Émeutes : gare à l’atterrissage judiciaire !
Alors que les premières sanctions commencent à tomber à l’encontre des individus ayant participé aux émeutes de ces derniers jours, en marge de la mort de Nahel, on voit apparaitre des commentaires sur les réseaux sociaux dénonçant la faiblesse de la réponse judiciaire. C’est oublier que la justice n’a pas à répondre à l’émotion, si légitime soit-elle, son rôle est d’évaluer les responsabilités individuelles et de prononcer les peines prévues par la loi.
L’extrême violence des événements survenus ces derniers jours partout en France, y compris dans des petites communes comme Montargis, Loiret, 15 000 habitants, fait peser sur la justice des attentes auxquelles elle ne répondra pas. Autant le dire tout de suite avant que la déception ne déclenche la colère. Les vidéos qui circulent sur les réseaux sociaux montrent des incendies, des commerces dévastés, des scènes d’affrontement dans les rues entre des bandes ultra-violentes et des policiers. Ici on a scié un poteau de vidéosurveillance, là on a brûlé entièrement un dépôt de bus, ailleurs un centre commercial. Voitures incendiées, écoles détruites, mairies et commissariats assiégés… Tout ceci est odieux pour les victimes, pour les habitants des quartiers dévastés et pour tous les citoyens qui assistent impuissants à ces scènes de destruction.

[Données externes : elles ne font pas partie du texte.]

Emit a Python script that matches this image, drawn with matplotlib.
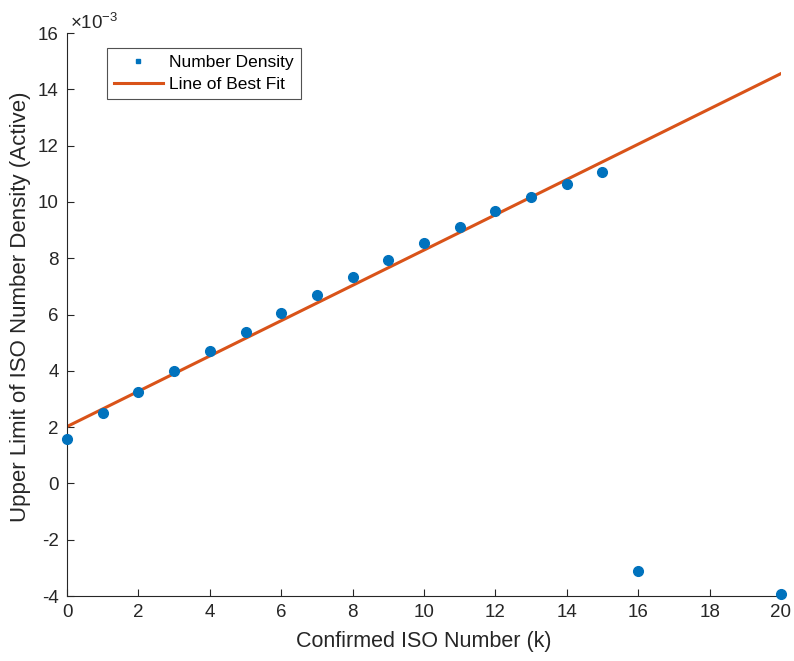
import matplotlib.pyplot as plt
import numpy as np

plt.rcParams['font.family'] = ['Liberation Sans', 'DejaVu Sans']
plt.rcParams['axes.unicode_minus'] = False

# Confirmed ISO number vs upper-limit number density (x1e-3)
k = [0, 1, 2, 3, 4, 5, 6, 7, 8, 9, 10, 11, 12, 13, 14, 15, 16, 20]
density = [1.58, 2.50, 3.26, 4.00, 4.71, 5.39, 6.06, 6.70, 7.34, 7.94,
           8.55, 9.11, 9.68, 10.18, 10.64, 11.06, -3.11, -3.93]

# Line of best fit endpoints
fit_k = [0, 20]
fit_density = [2.02, 14.56]

fig = plt.figure(figsize=(7.94, 6.61), dpi=100)
ax = fig.add_axes([0.0844, 0.0983, 0.8992, 0.8517])

blue = '#0072BD'
orange = '#D95319'
ink = '#262626'

ax.plot(k, density, linestyle='none', marker='o', markersize=7,
        color=blue, label='Number Density', clip_on=False, zorder=3)
ax.plot(fit_k, fit_density, color=orange, linewidth=2.2,
        label='Line of Best Fit', zorder=2)

ax.set_xlim(0, 20)
ax.set_ylim(-4, 16)
ax.set_xticks(np.arange(0, 21, 2))
ax.set_yticks(np.arange(-4, 17, 2))

for side in ('top', 'right'):
    ax.spines[side].set_visible(False)
for side in ('left', 'bottom'):
    ax.spines[side].set_color(ink)
    ax.spines[side].set_linewidth(0.8)
ax.tick_params(direction='in', length=5, width=0.8, colors=ink,
               labelsize=13.5, labelcolor=ink, pad=6)

ax.set_xlabel('Confirmed ISO Number (k)', fontsize=15.5, color=ink)
ax.set_ylabel('Upper Limit of ISO Number Density (Active)', fontsize=16,
              color=ink)
ax.xaxis.set_label_coords(0.5, -0.063)
ax.yaxis.set_label_coords(-0.05, 0.513)

ax.text(0.004, 1.0, '\u00d710$^{\\mathregular{-3}}$', transform=ax.transAxes,
        fontsize=13.5, color=ink, ha='left', va='bottom')

leg = ax.legend(loc='upper left', bbox_to_anchor=(0.056, 0.973), fontsize=12.5,
                frameon=True, fancybox=False, edgecolor=ink,
                handlelength=2.8, borderpad=0.4, labelspacing=0.35,
                handletextpad=0.4, borderaxespad=0)
leg.get_frame().set_linewidth(0.8)
leg.legend_handles[0].set_markersize(3)
leg.legend_handles[0].set_marker('s')

fig.savefig('out.png', dpi=100, facecolor='white')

Les peines ne seront pas proportionnelles à l’émotion
Seulement voilà, les individus arrêtés qui comparaissent en ce moment devant les tribunaux ne doivent pas répondre de l’ensemble de cette furie, mais des actes qu’ils ont commis eux, et eux seuls, éventuellement avec la circonstance aggravante de la bande organisée. Il ne faut donc pas s’attendre à ce que les peines soient proportionnelles à l’émotion et à la colère que chacun ressent face à ce chaos. Tel n’est pas l’objet de la sanction pénale. Ce ne sont pas les hordes déchaînées que l’on juge collectivement mais X, 13 ans, poursuivi pour avoir tenté d’incendier un bus, Y, 17 ans, surpris en train de casser la vitrine d’un magasin, Z, 15 ans qui a pillé un centre commercial avec ses copains. Les peines seront celles prévues dans le Code pénal, pour ces actes précis. Or, autant le dire toute de suite, on ne condamne pas un mineur qui a pillé un magasin à dix ans de prison ferme.
L’homme civilisé se retient
Le décalage, car décalage il va y avoir donc, entre les attentes du public au regard du nombre d’arrestations brandi par le ministère de l’Intérieur et les sanctions à venir, n’est pas le fait de juges rouges relâchant les prévenus parce qu’ils approuvent ou, à tout le moins, ne prennent pas la mesure de la gravité du problème. Le décalage est celui qui existe dans toutes les affaires judiciaires médiatiques entre l’émotion d’où jaillit le fantasme de la vengeance, et la contrainte de l’exercice judiciaire qui s’emploie précisément à tenir sous contrôle cette réaction en ne condamnant les personnes que pour les actes qu’elles ont commis, et rien d’autre. Cela s’appelle l’état de droit. C’est l’exact contraire des exactions commises ces derniers jours. L’homme civilisé se retient. Et s’il y a bien une leçon qui ressort avec évidence des émeutes que nous venons de connaître, c’est l’immense valeur de cette retenue. Sans elle, il n’y a pas de société possible.